I suspect there's a risk of premature optimization here. Also, be careful about your geometry. Your opposite/adjacent approach is a property of right angle triangles, is that what you actually have?
I'm assuming your points are planar, and so for the general case you have them implicitly representing two vectors form the origin (call these v1 v2), so your angle is
theta=arccos(dot(v1,v2)/(|v1||v2|)) where |.| is vector length.
Making this faster (assuming the need) will depend on a lot of things. Do you know the vector lengths, or have to compute them? How fast can you do a dot product in your architecture. How fast is acos? At some point tricks like table lookup (probably interpolated) might help but that will cost you accuracy.

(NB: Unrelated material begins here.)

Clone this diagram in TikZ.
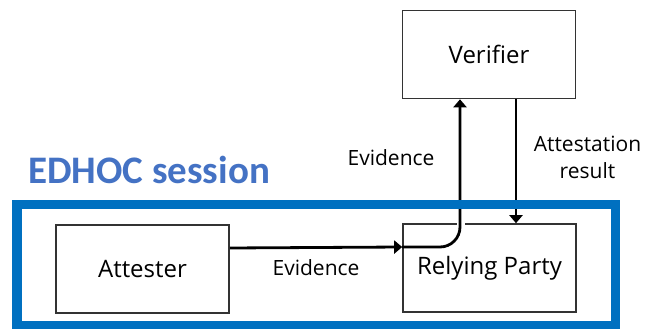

It's all trade-offs though, there really isn't a general answer to your question.
[edit: added commentary]
I'd like to re-emphasize that often playing "x is fastest" is a bit of a mugs game with modern cpus and compilers anyway. You won't know until you measure it and grovel the generated code. When you hit the point that you really care about it at this level for a (hopefully small) piece of code, you can find out in detail what your system is doing. But it's painstaking. Maybe a table is good. But maybe you've got fast vector computations and a small cache. etc. etc. etc. It all amounts to "it depends". Sorry 'bout that. On the other hand, if you haven't reached the point that you really care so much about this bit of code... you probably shouldn't be thinking about it at this level at all. Make it right. Make it clean (which means abstraction as well as code). Then worry about the overhead.